By 1963 the event was becoming truly in tune with the attitude towards ocean racing – balancing the offshore challenges with the atmosphere of a regatta style event. Again, in Britain yachts were being purpose-built, with the contenders facing five offshore and two inshore for final selection. The team was made up of Hon Max Aitken’s newly built Outlaw, Dennis Miller and Derek Boyer’s Clarion of Wight and Ron Amey’s Noryema III, a renovated Quiver III.
There were six teams taking part: Britain, America, Holland, France, Sweden and, new this year, Germany. Sweden, their three boat team including Vagabonde, Dione and Staika III, took the field by surprise with a strong Channel Race performance to open up a big lead of 90 points over France, followed by Germany and America tied, and with Britain and Holland bringing up the rear. Nevertheless, Britain drew back over the following two Cowes Week races, pulling off a superb 1,2,3 in the New York Yacht Club Race to go into the Fastnet Race as the second team, by only four points, to Sweden. The Fastnet Race saw the British team face early issues including Outlaw’s broken gooseneck before the start and a collision between Primevere and Clarion on the startline. However, after winning her startline protest, Clarion was able to claim her Fastnet Challenge Cup win and the team had secured sufficient points to reclaim the Admiral’s Cup for Britain again.
With debut entries from Ireland and Australia, in 1965 there was a total of eight teams. Once again the Myth of Malham appeared at the event, although this time ‘batting for the other side’ as she joined the Irish team, sailed by new owners Brigit and David Livingstone. Meanwhile the British team sought new purpose-built entries: Dennis Miller commissioned Firebrand which competed alongside Quiver IV for Ren Clarke and Noryema IV for Ron Amey. Australia was fresh off the back of a formidable challenge to the America’s Cup and, following a heavy-weather series of trials, they brought three-time Sydney Hobart winner, Freya, Ron Swanson’s Camille and Gordon Ingate’s Caprice of Huon, the latter of which went on to win the Channel Race to set up the team as the one to beat.
Unfortunately for the Australians, they failed to repeat the performance during the Britannia Race, with Camille and Freya going the wrong side of a limit mark, and Camille having to repeat the entire course upon only realising her mistake at the finish. In the New York Yacht Club Race, Britain had mixed results but going into the Fastnet Race there was just a 14 point gap separating them from the antipodean team. Here the British were able to capitalise on the light conditions that the Australian boats were not prepared for; they took first and third place and retained the Admiral’s Cup.

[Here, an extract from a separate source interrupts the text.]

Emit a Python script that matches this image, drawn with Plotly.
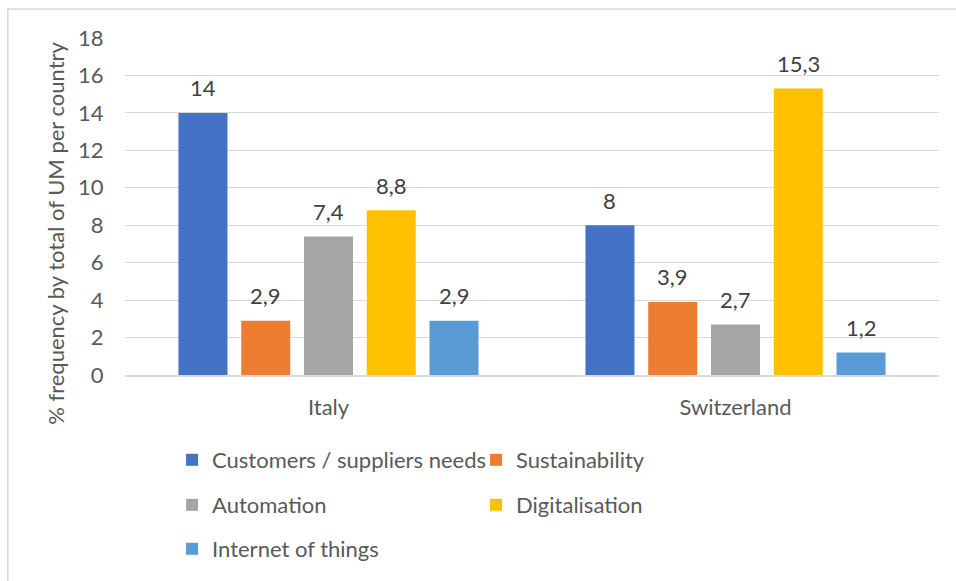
import plotly.graph_objects as go

countries = ["Italy", "Switzerland"]
series_names = ["Customers / suppliers needs", "Sustainability", "Automation",
                "Digitalisation", "Internet of things"]
customers = [14, 8]
sustainability = [2.9, 3.9]
automation = [7.4, 2.7]
digitalisation = [8.8, 15.3]
iot = [2.9, 1.2]
series_values = [customers, sustainability, automation, digitalisation, iot]
colors = ["#4472C4", "#ED7D31", "#A5A5A5", "#FFC000", "#5B9BD5"]
legend_ids = ["legend", "legend", "legend2", "legend2", "legend3"]
y_ticks = [0, 2, 4, 6, 8, 10, 12, 14, 16, 18]

FONT = "Lato"
TXT = "#595959"
bargap = 0.229
n = len(series_names)
xpos = list(range(len(countries)))

fig = go.Figure()
annotations = []
for i, (name, vals, col, lg) in enumerate(zip(series_names, series_values, colors, legend_ids)):
    fig.add_trace(go.Bar(x=xpos, y=vals, name=name, marker_color=col,
                         marker_line_width=0, legend=lg))
    slot = (1 - bargap) / n
    off = (i - (n - 1) / 2) * slot
    for xi, v in zip(xpos, vals):
        annotations.append(dict(x=xi + off, y=v, xref="x", yref="y",
                                text=f"{v:g}".replace(".", ","), showarrow=False,
                                yanchor="middle", yshift=25,
                                font=dict(family=FONT, size=22, color="#404040")))

annotations.append(dict(x=-0.0849, y=0.4216, xref="paper", yref="paper",
                        text="% frequency by total of UM per country", textangle=-90,
                        showarrow=False, xanchor="center", yanchor="middle",
                        font=dict(family=FONT, size=22, color=TXT)))

def px2x(p):
    return (p - 125) / 813

def py2y(p):
    return (376 - p) / 338

leg_common = dict(orientation="h", xanchor="left", yanchor="middle",
                  font=dict(family=FONT, size=22, color=TXT),
                  entrywidth=259, entrywidthmode="pixels",
                  bgcolor="rgba(0,0,0,0)", x=px2x(172))

fig.update_layout(
    width=956, height=581,
    margin=dict(l=125, r=17, t=38, b=205),
    paper_bgcolor="white", plot_bgcolor="white",
    barmode="group", bargap=bargap, bargroupgap=0.219,
    font=dict(family=FONT, size=22, color=TXT),
    xaxis=dict(tickvals=xpos, ticktext=countries, range=[-0.5, 1.5],
               showgrid=False, zeroline=False, showline=True,
               linecolor="#d9d9d9", linewidth=1.5,
               ticks="outside", ticklen=12, tickcolor="rgba(0,0,0,0)",
               tickfont=dict(family=FONT, size=22, color=TXT)),
    yaxis=dict(range=[0, 18], tickvals=y_ticks, showgrid=True,
               gridcolor="#d9d9d9", gridwidth=1, zeroline=False, showline=False,
               ticks="outside", ticklen=16, tickcolor="rgba(0,0,0,0)",
               tickfont=dict(family=FONT, size=22, color=TXT)),
    legend=dict(**leg_common, y=py2y(460)),
    legend2=dict(**leg_common, y=py2y(505)),
    legend3=dict(**leg_common, y=py2y(549)),
    annotations=annotations,
    shapes=[dict(type="rect", xref="paper", yref="paper",
                 x0=px2x(8), x1=px2x(990), y0=py2y(620), y1=py2y(9),
                 line=dict(color="#d9d9d9", width=1.5), layer="below")],
)

fig.write_html("out.html", config={"displayModeBar": False},
               post_script="document.body.style.margin='0';")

Australia returned down under with renewed vigour towards the event. Sir Robert Crighton-Brown commissioned Balandra, built to the same design as Quiver IV, while Bob Miller collaborated with Ted Kaufman to design Mercedes III. These joined Caprice of Huon for her second attempt. In Britain, Firebrand, after modifications, rejoined the team with Noryema V and Prospect of Whitby. 10 years after the first event, there were now eight teams – it was the first time both Finland and Spain had fielded entries alongside Holland, France, Germany and the USA.
In the Channel Race, France took the overall lead with solo star Eric Tabarly on Pen Duick III, but Australia took the team lead, 26 points ahead of Britain. In the Britannia Cup a series of almost farcical events by the French and US handed the Australian team further points although only one more than the competitive British team. In the New York Yacht Club Cup, the USA regained some pride to win but the universally strong performance of the Australians took them 17 points ahead of Britain and the USA. In the Fastnet Race Pen Duick III took the win but the Australian team continued to perform to win the race on points and take home the Admiral’s Cup for the first time with an overall margin of 107 points.
This year saw an even greater level of professionalisation of the event, attracting its first major sponsor, Dunhill. The Australian team had enjoyed the services of a team manager previously and now other teams sought one too. The British team of Phantom, Prospect of Whitby and Casse Tete III lined up against teams from Australia, the USA, Italy, Germany, Finland, France, Holland, Argentina, Bermuda and Spain – 11 teams total.
The Channel Race gave Australia a 38 point lead with strong performances from Ragamuffin, Mercedes III and Koomooloo. However, Britain pulled back in the Britannia Cup with a win by Prospect of Whitby, her teammates in 8th and 9th place, but Australia nevertheless stretched ahead to 41 point lead that was consolidated the New York Yacht Club race. However, the triple scored Fastnet Race fielded conditions more attuned to the American team. Red Rooster won the Fastnet Challenge Cup by 68 seconds, followed in third and eighth by Carina and Palawan. This took them from 4th to first place. For Australia, the defeat was cruel – they had led the competition from day one to when they rounded Bishop Rock.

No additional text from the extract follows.